Di più, un comunicato ufficiale della Regione Veneto aggiunge: «Considerato che, nello stesso periodo, le entrate relative agli abbonamenti sono risultate pari a circa 109.000 euro, il risparmio di spesa annuo stimabile per la Regione è di circa 86.000 euro. Tenuto ulteriormente conto che la maggior parte degli abbonamenti è sottoscritta da enti pubblici, il risparmio, per detti enti, è stimabile in circa euro 73.000. Ne deriva che il risparmio annuo complessivo per il sistema pubblico regionale si attesta a circa 160.000 euro». Anzi, «sotto il profilo delle entrate si rappresenta che le inserzioni a pagamento hanno generato, nel 2012, entrate per oltre 270.000 euro».
L’immensa sproporzione tra i costi dei due «prodotti» analoghi, però, è solo un pezzo della storia. Come denunciavano qualche settimana fa Pietro Bellantoni su Il Corriere della Calabria e successivamente una rovente interrogazione parlamentare del consigliere regionale Mimmo Talarico, l’abolizione del bollettino ufficiale calabrese su carta in nome della scelta digitale non è mai avvenuta. E la stampa della «gazzetta» regionale, a dispetto della legge votata tre anni fa, è proseguita per tutto il 2012 e poi per tutto il 2013 ed è già uscito il primo numero del 2014 minacciando di andar avanti all’infinito.

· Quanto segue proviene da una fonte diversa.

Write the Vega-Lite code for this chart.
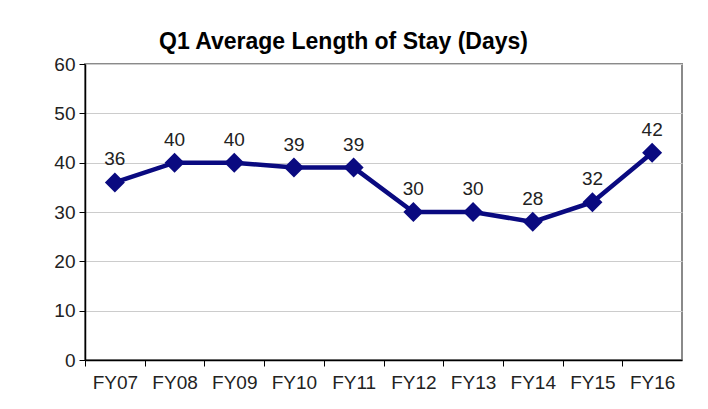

Come mai? Per nove lunghe settimane, mentre il sostituto procuratore di Catanzaro Gerardo Dominijanni apriva un’inchiesta sulla strana faccenda, il governatore non ha trovato un minuto per rispondere all’interrogazione parlamentare. Forse perché, scommettono i maliziosi, la risposta va ricercata nella tipografia benedetta dalla fortunata commessa pubblica. E cioè «l’Azienda “Abramo Printing e Logistic”, di proprietà della famiglia del sindaco di Catanzaro Sergio Abramo». Il quale, guarda caso, appartiene alla stessa maggioranza di destra che ha in pugno la Regione. E davanti alle denunce ha pensato bene di starsene zitto zitto, quatto quatto. Tanto, prima o poi, gli scandali passano. E gli appalti restano.